Resettlement is inextricably linked to sovereignty, without sovereignty there will be no resettlement
The request made by the Leader of the Opposition inviting the Prime Minister to meet Olivier Bancoult, leader of the Chagos Refugees Group (CRG) must have come from the heart. Hon Berenger, who is reputed for his assiduity when it comes to Chagos, knows all too well from the track record of Mr Bancoult, that it’s questionable whether the latter has ever had the interests of Mauritius at heart.
The right of Mauritius to exercise its sovereignty over the Chagos Archipelago is not his priority, Mr Bancoult has publicly stated, and the CRG has for decades been fighting for only one cause: the right of the former inhabitants of Chagos to resettle on “their” islands. And it is only because Mr Bancoult and his associates are considered British subjects, and entitled to protection under British law accordingly, that the British Government has accepted to fund their numerous petitions to the UK High Court.
The British have always insisted that the Chagos Archipelago is theirs. They have argued consistently that the Archipelago, along with Mauritius, the Seychelles and other islands were ceded to Great Britain from France under the Treaty of Paris in 1814. In response to the numerous protests made by Mauritius on the question of sovereignty, they repeat ad nauseam that the islands will be ceded back to Mauritius if no longer required for defence purposes.
The Mauritian position could not be more contrasted with the British one but it aligned itself with the GRG for a right of resettlement. Mauritius has made it known that it wants to exercise its sovereign rights over the Chagos Archipelago, which it claims was illegally taken away from it at the time of independence.
Mauritius relies for that purpose on numerous UN resolutions and more particularly Resolution 1514 (XIV), which provides in its operative part that any attempt aimed at the partial disruption of the national unity and territorial integrity of a country is incompatible with the purposes and principles of the Charter of the United Nations.
Today thanks to the release of secret documents by Whitehall which have been deposited at the Public Records Office, it is confirmed that Britain withheld information that the islands were required for the exclusive use of the United States, on a long-term basis, as a fully fledged military base.
The Mauritian Government has much to gain in having Olivier Bancoult and his associates as part of an official working group on the Chagos, and display unity on Chagos when facing a former colonial power which excels in a divide-and-rule strategy. It is good to recall that Oliver Bancoult was a member of the delegation led by a former PM to an AU Summit in Addis and had easy access to the Minister and Senior officials of the Ministry of Foreign Affairs.

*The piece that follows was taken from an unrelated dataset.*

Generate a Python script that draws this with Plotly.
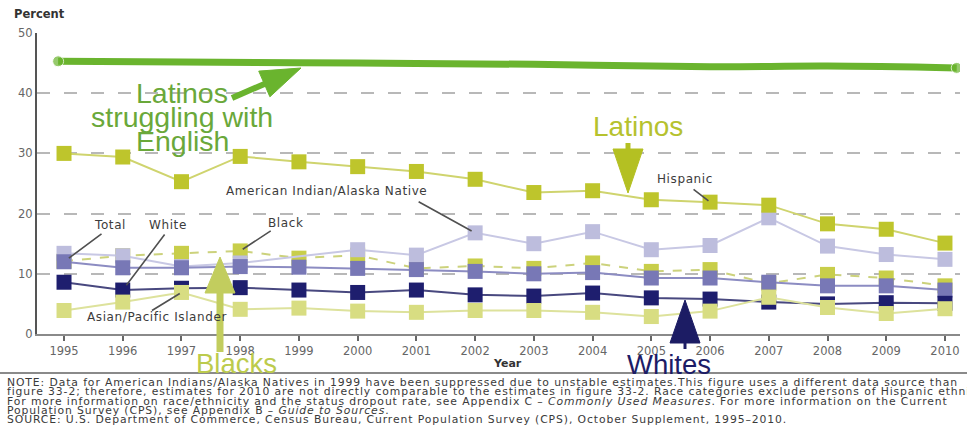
import math
import plotly.graph_objects as go

# ---------------- data ----------------
years = list(range(1995, 2011))
hispanic = [30.0, 29.4, 25.3, 29.5, 28.6, 27.8, 27.0, 25.7, 23.5, 23.8, 22.3, 21.9, 21.4, 18.3, 17.4, 15.1]
ai_an = [13.4, 13.0, 11.2, 11.8, None, 14.0, 13.1, 16.8, 15.0, 17.0, 14.0, 14.7, 19.3, 14.6, 13.2, 12.4]
black = [12.1, 13.0, 13.4, 13.8, 12.6, 13.1, 10.9, 11.3, 10.9, 11.8, 10.4, 10.7, 8.4, 9.9, 9.3, 8.0]
total = [12.0, 11.0, 11.0, 11.2, 11.1, 10.9, 10.7, 10.4, 10.0, 10.2, 9.3, 9.3, 8.6, 8.0, 8.0, 7.3]
white = [8.6, 7.3, 7.6, 7.7, 7.3, 6.9, 7.3, 6.5, 6.3, 6.8, 6.0, 5.8, 5.3, 5.0, 5.2, 5.1]
asian = [3.9, 5.3, 6.9, 4.1, 4.3, 3.8, 3.6, 3.9, 3.9, 3.6, 2.9, 3.8, 6.1, 4.4, 3.4, 4.2]
# hand-drawn "Latinos struggling with English" line
english_x = [1994.9, 1997, 2000, 2003, 2006, 2008, 2010.2]
english_y = [45.3, 45.2, 45.0, 44.8, 44.4, 44.5, 44.2]

y_ticks = [0, 10, 20, 30, 40, 50]

notes = [
    "NOTE: Data for American Indians/Alaska Natives in 1999 have been suppressed due to unstable estimates.This figure uses a different data source than",
    "figure 33-2; therefore, estimates for 2010 are not directly comparable to the estimates in figure 33-2. Race categories exclude persons of Hispanic ethnicity.",
    "For more information on race/ethnicity and the status dropout rate, see Appendix C \u2013 <i>Commonly Used Measures</i>. For more information on the Current",
    "Population Survey (CPS), see Appendix B \u2013 <i>Guide to Sources</i>.",
    "SOURCE: U.S. Department of Commerce, Census Bureau, Current Population Survey (CPS), October Supplement, 1995\u20132010.",
]

# ---------------- layout geometry ----------------
W, H = 967, 440
L, R, T, B = 37, 7, 33, 106
PW, PH = W - L - R, H - T - B

def px(x):
    return (x - L) / PW

def py(y):
    return (H - B - y) / PH

FONT = "DejaVu Sans"
BIG = "Liberation Sans, Arial"

def spaced(text, ls):
    return '<span style="letter-spacing:{}px">{}</span>'.format(ls, text)

fig = go.Figure()

fig.add_trace(go.Scatter(
    x=english_x, y=english_y, mode="lines+markers",
    line=dict(color="#6ab42e", width=7, shape="spline"),
    marker=dict(size=[11, 0, 0, 0, 0, 0, 11], color="#6ab42e"),
    hoverinfo="skip", showlegend=False))

series = [
    ("Black", black, "#c8ce4a", "#ccd27c", "dash"),
    ("American Indian/Alaska Native", ai_an, "#bdbddd", "#c8c8e4", "solid"),
    ("Total", total, "#7878b6", "#8c8cc2", "solid"),
    ("White", white, "#1e1e6e", "#48487f", "solid"),
    ("Asian/Pacific Islander", asian, "#d8dd82", "#dde29c", "solid"),
    ("Hispanic", hispanic, "#bec52c", "#cfd46e", "solid"),
]
for name, vals, mc, lc, dash in series:
    fig.add_trace(go.Scatter(
        x=years, y=vals, name=name, mode="lines+markers", connectgaps=True,
        line=dict(color=lc, width=2, dash=dash),
        marker=dict(symbol="square", size=15, color=mc),
        showlegend=False))

annotations = []
shapes = []

# series labels with leader lines
labels = [
    ("Total", 110, 225, total, 0, 39, -29, 6),
    ("White", 168, 225, white, 1, 43, -57, 6),
    ("Black", 285, 223, black, 3, 32, -21, 3),
    ("Asian/Pacific Islander", 157, 317, asian, 2, -31, 19, 2),
    ("American Indian/Alaska Native", 326, 191, ai_an, 7, -58, -32, 4),
    ("Hispanic", 685, 179, hispanic, 11, -18, -14, 2),
]
for text, cx, cy, vals, idx, ax, ay, so in labels:
    annotations.append(dict(text=spaced(text, 0.6), xref="paper", yref="paper", x=px(cx), y=py(cy),
                            showarrow=False, font=dict(family=FONT, size=12, color="#3c3c3c"),
                            xanchor="center", yanchor="middle"))
    annotations.append(dict(text="", x=years[idx], y=vals[idx], xref="x", yref="y",
                            ax=ax, ay=ay, showarrow=True, arrowhead=0, arrowwidth=1.6,
                            arrowcolor="#505050", standoff=so))

# big annotation texts
for text, cy in [("Latinos", 93), ("struggling with", 117), ("English", 141)]:
    annotations.append(dict(text=text, xref="paper", yref="paper", x=px(182), y=py(cy),
                            showarrow=False, font=dict(family=BIG, size=28.5, color="#6aa83a"),
                            xanchor="center", yanchor="middle"))
annotations += [
    dict(text="Latinos", xref="paper", yref="paper", x=px(638), y=py(126), showarrow=False,
         font=dict(family=BIG, size=28, color="#b6c22e"), xanchor="center", yanchor="middle"),
    dict(text="Blacks", xref="paper", yref="paper", x=px(236), y=py(363), showarrow=False,
         font=dict(family=BIG, size=27.5, color="#bccb4c"), xanchor="center", yanchor="middle"),
    dict(text="Whites", xref="paper", yref="paper", x=px(669), y=py(365), showarrow=False,
         font=dict(family=BIG, size=27.5, color="#1c1c66"), xanchor="center", yanchor="middle"),
]

# axis captions
annotations.append(dict(text="<b>Percent</b>", xref="paper", yref="paper", x=px(12), y=py(14),
                        showarrow=False, font=dict(family=FONT, size=11.5, color="#333"),
                        xanchor="left", yanchor="middle"))
annotations.append(dict(text="<b>Year</b>", xref="paper", yref="paper", x=px(507), y=py(363),
                        showarrow=False, font=dict(family=FONT, size=11, color="#333"),
                        xanchor="center", yanchor="middle"))

# notes
for i, line in enumerate(notes):
    yy = [382, 391.5, 401, 410.5, 420][i]
    annotations.append(dict(text=spaced(line, 0.9), xref="paper", yref="paper", x=px(5), y=py(yy),
                            showarrow=False, font=dict(family=FONT, size=10.8, color="#3a3a3a"),
                            xanchor="left", yanchor="middle"))

# rule above notes
shapes.append(dict(type="line", xref="paper", yref="paper", x0=px(0), x1=px(967),
                   y0=py(373), y1=py(373), line=dict(color="#8a8a8a", width=2)))

# arrows (stem + triangular head), in pixels
def arrow(tail, tip, sw, hl, hw, color):
    tx, ty = tail
    hx, hy = tip
    d = math.hypot(hx - tx, hy - ty)
    ux, uy = (hx - tx) / d, (hy - ty) / d
    bx, by = hx - ux * hl, hy - uy * hl
    nx, ny = -uy, ux
    shapes.append(dict(type="line", xref="paper", yref="paper",
                       x0=px(tx), y0=py(ty), x1=px(bx + ux * 2), y1=py(by + uy * 2),
                       line=dict(color=color, width=sw)))
    p1 = (bx + nx * hw / 2, by + ny * hw / 2)
    p2 = (bx - nx * hw / 2, by - ny * hw / 2)
    path = "M{},{} L{},{} L{},{} Z".format(px(hx), py(hy), px(p1[0]), py(p1[1]), px(p2[0]), py(p2[1]))
    shapes.append(dict(type="path", xref="paper", yref="paper", path=path,
                       fillcolor=color, line=dict(color=color, width=1)))

arrow((232, 98), (301, 68), 6, 40, 28, "#6ab42e")
arrow((628, 143), (628, 193), 5, 44, 30, "#b4c022")
arrow((220, 352), (220, 257), 7, 36, 30, "#c2cd5e")
arrow((685, 349), (685, 300), 3, 43, 30, "#1c1c64")

fig.update_layout(
    width=W, height=H,
    margin=dict(l=L, r=R, t=T, b=B, pad=0),
    paper_bgcolor="white", plot_bgcolor="white",
    showlegend=False,
    annotations=annotations, shapes=shapes,
    xaxis=dict(range=[1994.54, 2010.256], tickmode="array", tickvals=years,
               ticktext=[str(y) for y in years], showgrid=False, zeroline=False,
               showline=True, linecolor="#8a8a8a", linewidth=2,
               ticks="outside", ticklen=5, tickwidth=1.5, tickcolor="#666",
               tickfont=dict(family=FONT, size=11.5, color="#666")),
    yaxis=dict(range=[0, 50], tickmode="array", tickvals=y_ticks, showgrid=True,
               gridcolor="#b8b8b8", gridwidth=2, griddash="13px,14px", zeroline=False,
               showline=True, linecolor="#555", linewidth=2, ticks="",
               tickfont=dict(family=FONT, size=11.5, color="#666")),
)

fig.write_html("out.html", config={"displayModeBar": False},
               post_script="document.body.style.margin='0px';")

Why should the CRG agree to such a proposal when Britain argues that it holds the key to a future resettlement? For the simple reason that this argument does not hold water anymore. The recent decision of the International Tribunal appointed to determine the compatibility of the Marine Protected Area around the Chagos Archipelago with the UNCLOS convention has brought a fundamental change to the equation, impinging both on the question of resettlement and sovereignty.
The Tribunal opined that the undertaking relating to the return of the Chagos when “no longer required for defence purposes” gives Mauritius “an interest in significant decisions that bear upon the possible future uses of the Archipelago”.

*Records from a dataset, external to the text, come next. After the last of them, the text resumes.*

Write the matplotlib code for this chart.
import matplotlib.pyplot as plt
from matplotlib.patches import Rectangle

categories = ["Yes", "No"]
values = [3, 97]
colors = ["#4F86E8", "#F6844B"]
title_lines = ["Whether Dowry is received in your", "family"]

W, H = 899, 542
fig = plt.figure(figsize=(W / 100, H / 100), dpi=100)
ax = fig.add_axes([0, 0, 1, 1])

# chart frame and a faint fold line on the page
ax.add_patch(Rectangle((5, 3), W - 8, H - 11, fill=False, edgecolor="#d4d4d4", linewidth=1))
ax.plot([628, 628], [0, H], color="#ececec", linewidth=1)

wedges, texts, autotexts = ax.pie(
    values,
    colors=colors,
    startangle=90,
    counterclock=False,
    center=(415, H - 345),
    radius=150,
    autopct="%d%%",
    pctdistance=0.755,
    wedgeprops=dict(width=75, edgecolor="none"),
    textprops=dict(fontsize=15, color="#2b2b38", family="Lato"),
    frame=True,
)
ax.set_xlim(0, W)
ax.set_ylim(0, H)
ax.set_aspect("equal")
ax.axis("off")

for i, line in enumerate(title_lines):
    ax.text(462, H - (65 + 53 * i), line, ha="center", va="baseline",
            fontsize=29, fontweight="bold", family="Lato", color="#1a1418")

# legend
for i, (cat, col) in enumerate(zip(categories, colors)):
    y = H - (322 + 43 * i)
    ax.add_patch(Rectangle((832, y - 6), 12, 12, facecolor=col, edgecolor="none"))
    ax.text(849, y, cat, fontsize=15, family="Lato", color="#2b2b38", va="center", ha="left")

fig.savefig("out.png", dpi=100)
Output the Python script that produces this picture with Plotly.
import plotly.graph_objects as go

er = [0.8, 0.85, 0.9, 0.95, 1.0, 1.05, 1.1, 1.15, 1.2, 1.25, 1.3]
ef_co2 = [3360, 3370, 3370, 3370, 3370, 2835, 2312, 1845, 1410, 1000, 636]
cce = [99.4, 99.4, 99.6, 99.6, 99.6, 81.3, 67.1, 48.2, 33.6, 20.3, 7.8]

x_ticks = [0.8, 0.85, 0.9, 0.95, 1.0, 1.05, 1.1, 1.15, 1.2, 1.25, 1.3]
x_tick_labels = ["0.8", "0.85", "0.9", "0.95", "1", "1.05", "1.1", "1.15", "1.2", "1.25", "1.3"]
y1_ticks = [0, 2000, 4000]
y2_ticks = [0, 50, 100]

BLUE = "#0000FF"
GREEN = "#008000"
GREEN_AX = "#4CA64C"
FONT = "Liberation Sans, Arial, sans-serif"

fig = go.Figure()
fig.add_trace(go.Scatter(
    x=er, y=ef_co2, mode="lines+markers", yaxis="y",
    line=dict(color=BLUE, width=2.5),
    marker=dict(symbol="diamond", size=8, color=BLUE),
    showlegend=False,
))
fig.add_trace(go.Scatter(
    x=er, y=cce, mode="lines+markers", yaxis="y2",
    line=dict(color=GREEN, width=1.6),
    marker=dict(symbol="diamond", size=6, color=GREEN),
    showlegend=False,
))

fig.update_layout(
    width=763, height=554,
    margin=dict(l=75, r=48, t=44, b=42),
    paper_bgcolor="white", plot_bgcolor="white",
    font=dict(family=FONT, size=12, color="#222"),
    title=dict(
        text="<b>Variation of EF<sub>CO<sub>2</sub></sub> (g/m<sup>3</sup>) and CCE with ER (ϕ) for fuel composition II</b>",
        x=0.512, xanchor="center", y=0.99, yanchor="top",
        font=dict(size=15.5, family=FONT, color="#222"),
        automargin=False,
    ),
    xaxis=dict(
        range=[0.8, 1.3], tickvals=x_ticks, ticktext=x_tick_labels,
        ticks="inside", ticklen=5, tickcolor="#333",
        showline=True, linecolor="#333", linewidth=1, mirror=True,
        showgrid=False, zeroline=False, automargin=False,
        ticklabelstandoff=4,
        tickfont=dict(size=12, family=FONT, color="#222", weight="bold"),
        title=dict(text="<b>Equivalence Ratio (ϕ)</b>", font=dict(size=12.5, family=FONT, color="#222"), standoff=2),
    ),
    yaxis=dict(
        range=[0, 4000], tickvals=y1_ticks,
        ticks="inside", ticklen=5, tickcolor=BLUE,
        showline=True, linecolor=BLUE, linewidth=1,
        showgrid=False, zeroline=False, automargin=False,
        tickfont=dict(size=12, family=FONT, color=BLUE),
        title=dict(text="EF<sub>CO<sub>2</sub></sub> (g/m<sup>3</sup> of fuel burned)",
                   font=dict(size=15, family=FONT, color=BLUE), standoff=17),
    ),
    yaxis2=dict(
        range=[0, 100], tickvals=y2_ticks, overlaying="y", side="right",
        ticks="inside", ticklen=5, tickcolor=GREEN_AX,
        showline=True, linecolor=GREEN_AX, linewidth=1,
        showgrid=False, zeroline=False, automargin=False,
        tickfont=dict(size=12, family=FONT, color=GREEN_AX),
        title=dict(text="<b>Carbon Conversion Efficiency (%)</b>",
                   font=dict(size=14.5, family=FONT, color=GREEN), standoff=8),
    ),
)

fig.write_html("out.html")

Commenting on the decision of the UNCLOS Tribunal in the European Journal of International Law, Michael Waibel, a lecturer at Cambridge University, wrote on 17 April 15: “More immediately the UK will find it difficult to avoid engaging in serious consultation with Mauritius on renewal of the lease of Diego Garcia to USA in 2016.”
Mauritius, in other words, has an interest not only in the eventual return of the Chagos but also in the condition in which it will be returned and implicitly any present or future use to which the Chagos will be subjected to. Whilst the British may have argued that their promise to cede the islands — when no longer required for defence purposes — was a mere political undertaking which is not binding , the Tribunal has legally clothed this undertaking so that henceforth the legal obligation of the UK is beyond doubt.
The U.K.Government cannot contemplate a resettlement scheme behind the back of the Mauritian Government anymore. It runs the risk of violating international law and the UN Charter. Should the islands, presumably Peros Banhos and Solomon, be earmarked for resettlement, the first legal obligation that will kick in, is the requirement to return those islands to Mauritius. The question of resettlement comes next and that too after the consent of the Mauritian government has been obtained.
Of course the unfolding of such events would be too good to be true. The U.K. Government has another plan to trigger and this is why the role of Mr. Bancoult becomes determinant. The U.K. will trigger a referendum adopting a position similar to the Falklands case, inviting the Chagossians to vote in favour of a U.K. Chagos and the promise of a fully funded resettlement.
It is unlikely that the Prime Minister will see eye to eye with Mr. Bancoult on the Chagos issue. And it serves no purpose to offer judgment. We had rather concentrate on the fact that the question of resettlement is inextricably linked to that of sovereignty and without sovereignty there will be no resettlement.